What is Tendonitis?
Tendonitis is often an overuse injury of the tendon (tissue connecting muscles to bones). Tendons frequently affected are located around the heels, knees, shoulders, wrists, and elbows. This happens when extra stress is placed on the tendons through repetitive activities. Examples include participating in sports such as running or baseball, or hobbies such as painting and gardening. Repetitive tasks at work are another frequent cause of tendonitis.

Individuals who increase the intensity of their exercise without proper flexibility or conditioning are more likely to develop tendonitis. Not allowing enough time for the tendons to recover between exercise sessions is another common cause. Tendonitis also increases with age because the tendons lose their springiness over time.

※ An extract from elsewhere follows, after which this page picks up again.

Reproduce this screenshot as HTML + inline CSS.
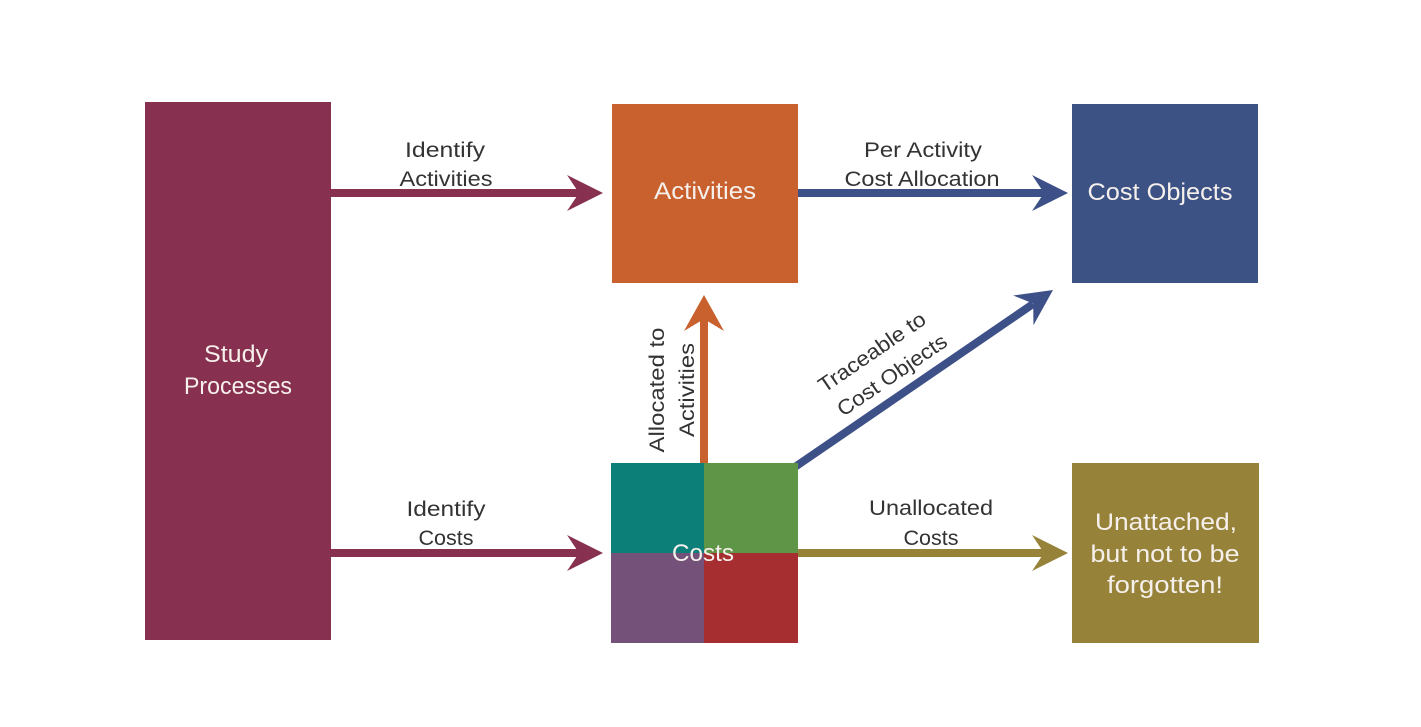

The best ways to prevent tendonitis are to warm up prior to exercise, balance strength and flexibility around joints, and incorporate proper training and recovery. Changing your workspace set-up can help reduce the stress placed on the tendons as well.

Symptoms of Tendonitis
Typical symptoms of tendonitis include stiffness, mild swelling, and pain near the joint, often described as a dull ache. The pain associated with tendonitis often increases over time, but may be sudden and severe. If left untreated, the symptoms can worsen and become chronic.

Treatment of Tendonitis
Tendonitis is initially treated with the RICE protocol. This includes rest, ice, compression, and elevation of the affected area to relieve the pain and swelling, as well as over-the-counter pain medication such as Tylenol or Ibuprofen. You will also need to adjust your activity while recovering to what does not make your symptoms worse such as swimming instead of running.
A physician can assist in the treatment in several ways. They may recommend short term use of a sling, brace, wrap, or crutches to minimize use of the tendon. Physical therapy either at home or with a therapist may be prescribed. Osteopathic Manipulative Techniques (OMT) can be performed during your visit to improve pain, motion, and function. A corticosteroid injection may be recommended to reduce pain and swelling, however this must be used infrequently to avoid weakening the tendon and increasing the risk of rupture. Other procedures and injections may be trialed as well to recover.

X-ray and occasionally MRI may be used to look for other injuries and to obtain further details about the tendonitis. Also, with the assistance of in-office ultrasound, a physician can determine the extent of injury and use the results to direct further treatment. 

In-office ultrasound is often used to guide a corticosteroid injection or newer treatments such as platelet rich plasma, prolotherapy, dry needling, trigger point injection, and percutaneous needle tenotomy. These treatment options are
used when symptoms are not improving with more conservative care discussed previously. They help promote the body’s
ability to repair the tendon by creating controlled inflammation in order to stimulate the healing process. This is important since tendons do not have an adequate blood supply to promote proper healing on their own. These non-surgical options can be performed in the office and are well tolerated. 

Surgery may be necessary in severe cases of tendonitis that do not respond to other treatments.

Everyone recovers from an injury at a different rate. Return to activity is determined by how soon the tendon recovers and not by how many days or weeks it has been since the injury. The goal is to return to normal activity as soon as is safely possible. 

If you are suffering from tendonitis, we are here to help you regain pain-free function as quickly as possible. We can assist in determining the appropriate course of treatment and guide your return to activity in a safe manner to prevent reoccurrences or further injury.